Objective: Restate the listing that follows word for word, without its pictures.
#### Data section ####
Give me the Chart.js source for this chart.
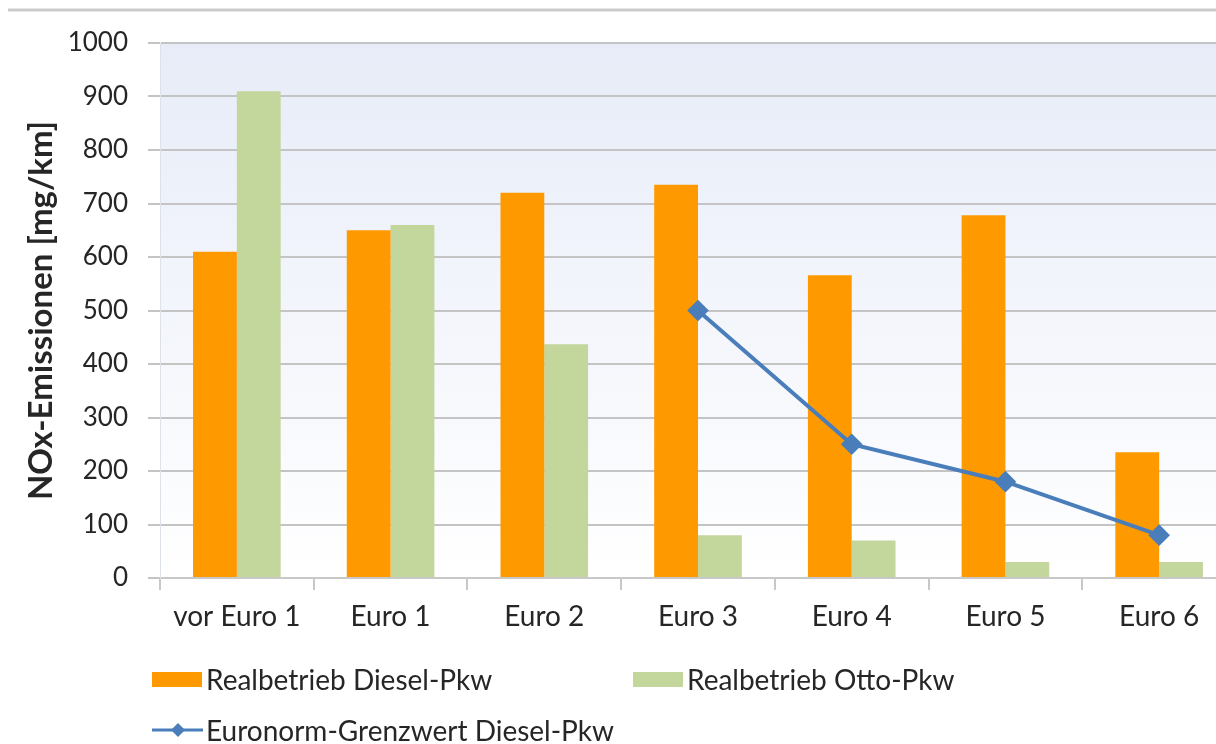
<!DOCTYPE html>
<html>
<head>
<meta charset="utf-8">
<script src="https://cdn.jsdelivr.net/npm/chart.js@4/dist/chart.umd.min.js"></script>
<style>
  html, body { margin: 0; padding: 0; background: #ffffff; overflow: hidden; }
  #wrap { position: relative; width: 1216px; height: 744px; overflow: hidden; }
  #c { position: absolute; left: 0; top: 0; }
  .lg { position: absolute; font-family: Lato, "Open Sans", sans-serif; font-size: 28px; color: #262626; white-space: nowrap; line-height: 32px; }
  .lg .box { position: absolute; left: 0; top: 9px; width: 50px; height: 15px; }
  .lg .txt { position: absolute; left: 54px; top: 0; }
</style>
</head>
<body>
<div id="wrap">
  <canvas id="c" width="1248" height="744"></canvas>
  <div id="legend"></div>
</div>
<script>
const categories = ["vor Euro 1", "Euro 1", "Euro 2", "Euro 3", "Euro 4", "Euro 5", "Euro 6"];
const dieselReal = [610, 650, 720, 735, 566, 678, 235];
const ottoReal = [910, 660, 437, 80, 70, 30, 30];
const euronormDiesel = [null, null, null, 500, 250, 180, 80];
const yTicks = [0, 100, 200, 300, 400, 500, 600, 700, 800, 900, 1000];
const seriesNames = ["Realbetrieb Diesel-Pkw", "Realbetrieb Otto-Pkw", "Euronorm-Grenzwert Diesel-Pkw"];
const yTitle = "NOx-Emissionen [mg/km]";

const FONT = "Lato, 'Open Sans', sans-serif";
const TEXT = "#262626";

const decor = {
  id: "decor",
  beforeDraw(chart) {
    const { ctx, chartArea: a } = chart;
    ctx.save();
    const g = ctx.createLinearGradient(0, a.top, 0, a.bottom);
    g.addColorStop(0, "#e7ecf8");
    g.addColorStop(1, "#ffffff");
    ctx.fillStyle = g;
    ctx.fillRect(a.left, a.top, a.right - a.left, a.bottom - a.top);
    ctx.strokeStyle = "#cbcbcb";
    ctx.lineWidth = 3;
    ctx.beginPath();
    ctx.moveTo(8, 10);
    ctx.lineTo(chart.width, 10);
    ctx.stroke();
    ctx.restore();
  }
};

const chart = new Chart(document.getElementById("c"), {
  data: {
    labels: categories,
    datasets: [
      { type: "line", label: seriesNames[2], data: euronormDiesel, borderColor: "#4a7ebb", backgroundColor: "#4a7ebb",
        borderWidth: 4, pointStyle: "rectRot", pointRadius: 8, pointHoverRadius: 8, order: 0 },
      { type: "bar", label: seriesNames[0], data: dieselReal, backgroundColor: "#ff9900",
        categoryPercentage: 0.57, barPercentage: 1.0, order: 1 },
      { type: "bar", label: seriesNames[1], data: ottoReal, backgroundColor: "#c3d69b",
        categoryPercentage: 0.57, barPercentage: 1.0, order: 1 }
    ]
  },
  options: {
    responsive: false,
    animation: false,
    layout: { padding: { left: 0, top: 43, right: 4, bottom: 100 } },
    plugins: { legend: { display: false }, tooltip: { enabled: false } },
    scales: {
      x: {
        offset: true,
        grid: { offset: true, drawOnChartArea: false, drawTicks: true, tickLength: 12, color: "#c8c8c8", lineWidth: 2 },
        border: { display: true, color: "#c8c8c8", width: 2 },
        ticks: { color: TEXT, font: { family: FONT, size: 28 }, padding: 10, maxRotation: 0 },
        afterFit(s) { s.height = 66; }
      },
      y: {
        min: 0, max: 1000,
        afterBuildTicks(s) { s.ticks = yTicks.map(v => ({ value: v })); },
        grid: { color: "#c4c4c4", lineWidth: 2, drawTicks: true, tickLength: 12 },
        border: { display: true, color: "#dde2ea", width: 1 },
        ticks: { color: TEXT, font: { family: FONT, size: 26 }, padding: 20, callback: v => String(v) },
        title: { display: true, text: yTitle, color: TEXT, font: { family: FONT, size: 33, weight: "bold" }, padding: { top: 22, bottom: 0 } },
        afterFit(s) { s.width = 160; }
      }
    }
  },
  plugins: [decor]
});

// Legend built from the chart's datasets
const lg = document.getElementById("legend");
const pos = [
  { ds: 1, x: 152, y: 663 },
  { ds: 2, x: 633, y: 663 },
  { ds: 0, x: 152, y: 714 }
];
pos.forEach(p => {
  const d = chart.data.datasets[p.ds];
  const el = document.createElement("div");
  el.className = "lg";
  el.style.left = p.x + "px";
  el.style.top = p.y + "px";
  let mark;
  if (d.type === "line") {
    mark = document.createElement("canvas");
    mark.width = 52; mark.height = 32;
    mark.style.position = "absolute"; mark.style.left = "0px"; mark.style.top = "0px";
    const c = mark.getContext("2d");
    c.strokeStyle = d.borderColor; c.lineWidth = 3;
    c.beginPath(); c.moveTo(0, 16); c.lineTo(51, 16); c.stroke();
    c.fillStyle = d.borderColor;
    c.beginPath(); c.moveTo(26, 9); c.lineTo(33, 16); c.lineTo(26, 23); c.lineTo(19, 16); c.closePath(); c.fill();
  } else {
    mark = document.createElement("div");
    mark.className = "box";
    mark.style.background = d.backgroundColor;
  }
  const t = document.createElement("span");
  t.className = "txt";
  t.textContent = d.label;
  el.appendChild(mark);
  el.appendChild(t);
  lg.appendChild(el);
});
</script>
</body>
</html>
####
Task solution:
Give me the Chart.js source for this chart.
<!DOCTYPE html>
<html>
<head>
<meta charset="utf-8">
<script src="https://cdn.jsdelivr.net/npm/chart.js@4/dist/chart.umd.min.js"></script>
<style>
  html, body { margin: 0; padding: 0; background: #ffffff; overflow: hidden; }
  #wrap { position: relative; width: 1216px; height: 744px; overflow: hidden; }
  #c { position: absolute; left: 0; top: 0; }
  .lg { position: absolute; font-family: Lato, "Open Sans", sans-serif; font-size: 28px; color: #262626; white-space: nowrap; line-height: 32px; }
  .lg .box { position: absolute; left: 0; top: 9px; width: 50px; height: 15px; }
  .lg .txt { position: absolute; left: 54px; top: 0; }
</style>
</head>
<body>
<div id="wrap">
  <canvas id="c" width="1248" height="744"></canvas>
  <div id="legend"></div>
</div>
<script>
const categories = ["vor Euro 1", "Euro 1", "Euro 2", "Euro 3", "Euro 4", "Euro 5", "Euro 6"];
const dieselReal = [610, 650, 720, 735, 566, 678, 235];
const ottoReal = [910, 660, 437, 80, 70, 30, 30];
const euronormDiesel = [null, null, null, 500, 250, 180, 80];
const yTicks = [0, 100, 200, 300, 400, 500, 600, 700, 800, 900, 1000];
const seriesNames = ["Realbetrieb Diesel-Pkw", "Realbetrieb Otto-Pkw", "Euronorm-Grenzwert Diesel-Pkw"];
const yTitle = "NOx-Emissionen [mg/km]";

const FONT = "Lato, 'Open Sans', sans-serif";
const TEXT = "#262626";

const decor = {
  id: "decor",
  beforeDraw(chart) {
    const { ctx, chartArea: a } = chart;
    ctx.save();
    const g = ctx.createLinearGradient(0, a.top, 0, a.bottom);
    g.addColorStop(0, "#e7ecf8");
    g.addColorStop(1, "#ffffff");
    ctx.fillStyle = g;
    ctx.fillRect(a.left, a.top, a.right - a.left, a.bottom - a.top);
    ctx.strokeStyle = "#cbcbcb";
    ctx.lineWidth = 3;
    ctx.beginPath();
    ctx.moveTo(8, 10);
    ctx.lineTo(chart.width, 10);
    ctx.stroke();
    ctx.restore();
  }
};

const chart = new Chart(document.getElementById("c"), {
  data: {
    labels: categories,
    datasets: [
      { type: "line", label: seriesNames[2], data: euronormDiesel, borderColor: "#4a7ebb", backgroundColor: "#4a7ebb",
        borderWidth: 4, pointStyle: "rectRot", pointRadius: 8, pointHoverRadius: 8, order: 0 },
      { type: "bar", label: seriesNames[0], data: dieselReal, backgroundColor: "#ff9900",
        categoryPercentage: 0.57, barPercentage: 1.0, order: 1 },
      { type: "bar", label: seriesNames[1], data: ottoReal, backgroundColor: "#c3d69b",
        categoryPercentage: 0.57, barPercentage: 1.0, order: 1 }
    ]
  },
  options: {
    responsive: false,
    animation: false,
    layout: { padding: { left: 0, top: 43, right: 4, bottom: 100 } },
    plugins: { legend: { display: false }, tooltip: { enabled: false } },
    scales: {
      x: {
        offset: true,
        grid: { offset: true, drawOnChartArea: false, drawTicks: true, tickLength: 12, color: "#c8c8c8", lineWidth: 2 },
        border: { display: true, color: "#c8c8c8", width: 2 },
        ticks: { color: TEXT, font: { family: FONT, size: 28 }, padding: 10, maxRotation: 0 },
        afterFit(s) { s.height = 66; }
      },
      y: {
        min: 0, max: 1000,
        afterBuildTicks(s) { s.ticks = yTicks.map(v => ({ value: v })); },
        grid: { color: "#c4c4c4", lineWidth: 2, drawTicks: true, tickLength: 12 },
        border: { display: true, color: "#dde2ea", width: 1 },
        ticks: { color: TEXT, font: { family: FONT, size: 26 }, padding: 20, callback: v => String(v) },
        title: { display: true, text: yTitle, color: TEXT, font: { family: FONT, size: 33, weight: "bold" }, padding: { top: 22, bottom: 0 } },
        afterFit(s) { s.width = 160; }
      }
    }
  },
  plugins: [decor]
});

// Legend built from the chart's datasets
const lg = document.getElementById("legend");
const pos = [
  { ds: 1, x: 152, y: 663 },
  { ds: 2, x: 633, y: 663 },
  { ds: 0, x: 152, y: 714 }
];
pos.forEach(p => {
  const d = chart.data.datasets[p.ds];
  const el = document.createElement("div");
  el.className = "lg";
  el.style.left = p.x + "px";
  el.style.top = p.y + "px";
  let mark;
  if (d.type === "line") {
    mark = document.createElement("canvas");
    mark.width = 52; mark.height = 32;
    mark.style.position = "absolute"; mark.style.left = "0px"; mark.style.top = "0px";
    const c = mark.getContext("2d");
    c.strokeStyle = d.borderColor; c.lineWidth = 3;
    c.beginPath(); c.moveTo(0, 16); c.lineTo(51, 16); c.stroke();
    c.fillStyle = d.borderColor;
    c.beginPath(); c.moveTo(26, 9); c.lineTo(33, 16); c.lineTo(26, 23); c.lineTo(19, 16); c.closePath(); c.fill();
  } else {
    mark = document.createElement("div");
    mark.className = "box";
    mark.style.background = d.backgroundColor;
  }
  const t = document.createElement("span");
  t.className = "txt";
  t.textContent = d.label;
  el.appendChild(mark);
  el.appendChild(t);
  lg.appendChild(el);
});
</script>
</body>
</html>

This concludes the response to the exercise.